## GIVEN EXERCISE
Leave the pictures out and retype the lines from the beginning through the line with "from matplotlib.ticker import FuncFormatter", both ends included.

## GIVEN DATA
'''

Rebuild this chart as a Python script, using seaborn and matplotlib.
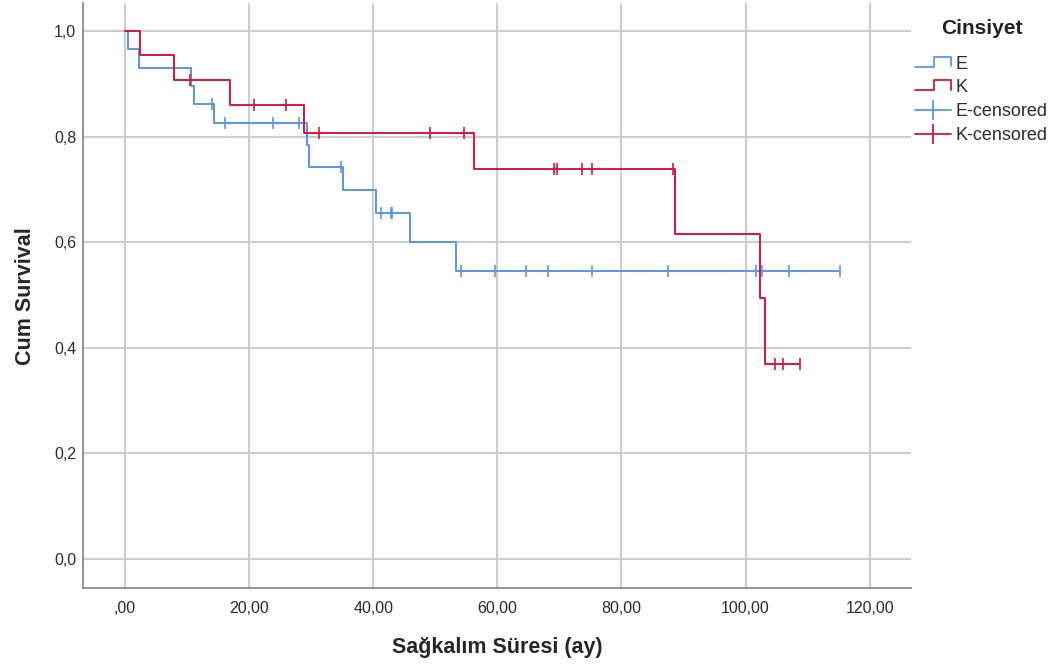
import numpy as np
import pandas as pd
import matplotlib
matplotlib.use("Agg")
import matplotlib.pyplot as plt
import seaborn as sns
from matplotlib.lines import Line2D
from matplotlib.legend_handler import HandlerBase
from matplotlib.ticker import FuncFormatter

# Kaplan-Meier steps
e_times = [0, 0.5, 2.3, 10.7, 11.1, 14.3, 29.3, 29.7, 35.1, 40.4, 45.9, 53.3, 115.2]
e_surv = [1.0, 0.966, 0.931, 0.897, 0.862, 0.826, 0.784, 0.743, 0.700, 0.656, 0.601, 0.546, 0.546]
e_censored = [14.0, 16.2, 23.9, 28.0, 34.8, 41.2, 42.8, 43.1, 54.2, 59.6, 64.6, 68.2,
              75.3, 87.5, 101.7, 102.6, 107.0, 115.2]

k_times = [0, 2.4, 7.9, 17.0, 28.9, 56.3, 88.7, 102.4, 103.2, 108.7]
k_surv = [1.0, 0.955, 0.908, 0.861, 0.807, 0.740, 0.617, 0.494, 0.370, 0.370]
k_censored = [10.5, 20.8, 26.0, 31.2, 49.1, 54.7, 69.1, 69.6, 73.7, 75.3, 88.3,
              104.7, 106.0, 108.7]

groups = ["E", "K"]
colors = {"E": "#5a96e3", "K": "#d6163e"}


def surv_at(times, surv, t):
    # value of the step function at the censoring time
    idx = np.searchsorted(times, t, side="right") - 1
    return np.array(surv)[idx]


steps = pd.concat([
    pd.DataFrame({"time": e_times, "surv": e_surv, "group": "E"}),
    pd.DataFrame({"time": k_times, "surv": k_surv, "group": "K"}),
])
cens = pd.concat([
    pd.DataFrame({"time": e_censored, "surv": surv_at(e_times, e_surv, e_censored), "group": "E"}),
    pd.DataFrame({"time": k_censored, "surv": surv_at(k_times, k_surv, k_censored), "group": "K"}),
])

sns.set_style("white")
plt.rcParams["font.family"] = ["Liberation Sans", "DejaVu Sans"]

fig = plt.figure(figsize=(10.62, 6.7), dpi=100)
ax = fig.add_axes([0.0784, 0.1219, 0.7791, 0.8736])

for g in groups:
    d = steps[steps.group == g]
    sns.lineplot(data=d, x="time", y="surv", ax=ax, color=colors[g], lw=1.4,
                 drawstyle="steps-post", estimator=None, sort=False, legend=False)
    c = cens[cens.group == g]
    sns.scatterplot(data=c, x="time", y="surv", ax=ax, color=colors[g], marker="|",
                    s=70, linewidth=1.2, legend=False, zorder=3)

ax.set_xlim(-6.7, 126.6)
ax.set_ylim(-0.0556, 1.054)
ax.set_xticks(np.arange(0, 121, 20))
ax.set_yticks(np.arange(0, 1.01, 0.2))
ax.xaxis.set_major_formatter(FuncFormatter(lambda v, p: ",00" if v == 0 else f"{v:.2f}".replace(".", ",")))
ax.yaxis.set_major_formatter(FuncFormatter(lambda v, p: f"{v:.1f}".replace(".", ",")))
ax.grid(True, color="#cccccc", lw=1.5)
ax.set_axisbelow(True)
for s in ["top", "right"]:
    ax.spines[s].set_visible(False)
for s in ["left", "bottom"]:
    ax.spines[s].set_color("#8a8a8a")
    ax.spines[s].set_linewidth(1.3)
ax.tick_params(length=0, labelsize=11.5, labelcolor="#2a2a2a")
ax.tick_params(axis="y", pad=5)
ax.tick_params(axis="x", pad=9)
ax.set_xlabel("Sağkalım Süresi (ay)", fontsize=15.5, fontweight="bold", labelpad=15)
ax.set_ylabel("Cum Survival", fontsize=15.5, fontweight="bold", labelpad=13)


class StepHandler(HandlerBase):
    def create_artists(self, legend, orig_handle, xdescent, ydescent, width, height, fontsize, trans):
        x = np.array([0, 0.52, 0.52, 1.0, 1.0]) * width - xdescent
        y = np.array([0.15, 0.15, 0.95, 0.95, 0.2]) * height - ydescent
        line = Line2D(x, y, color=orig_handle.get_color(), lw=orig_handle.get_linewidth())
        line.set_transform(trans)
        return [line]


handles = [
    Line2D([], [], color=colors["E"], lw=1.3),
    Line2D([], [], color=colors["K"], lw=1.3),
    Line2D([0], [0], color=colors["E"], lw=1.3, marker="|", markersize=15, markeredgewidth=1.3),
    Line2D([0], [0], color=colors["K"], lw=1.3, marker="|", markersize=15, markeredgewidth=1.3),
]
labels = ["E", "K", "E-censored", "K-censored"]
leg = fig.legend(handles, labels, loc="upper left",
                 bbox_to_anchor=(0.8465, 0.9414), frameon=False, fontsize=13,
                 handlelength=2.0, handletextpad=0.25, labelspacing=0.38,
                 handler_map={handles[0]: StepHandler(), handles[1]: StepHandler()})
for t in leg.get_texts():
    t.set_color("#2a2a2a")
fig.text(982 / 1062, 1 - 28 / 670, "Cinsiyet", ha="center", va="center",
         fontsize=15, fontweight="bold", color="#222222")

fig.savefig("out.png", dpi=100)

'''

## COMPLETE ANSWER
Rebuild this chart as a Python script, using seaborn and matplotlib.
import numpy as np
import pandas as pd
import matplotlib
matplotlib.use("Agg")
import matplotlib.pyplot as plt
import seaborn as sns
from matplotlib.lines import Line2D
from matplotlib.legend_handler import HandlerBase
from matplotlib.ticker import FuncFormatter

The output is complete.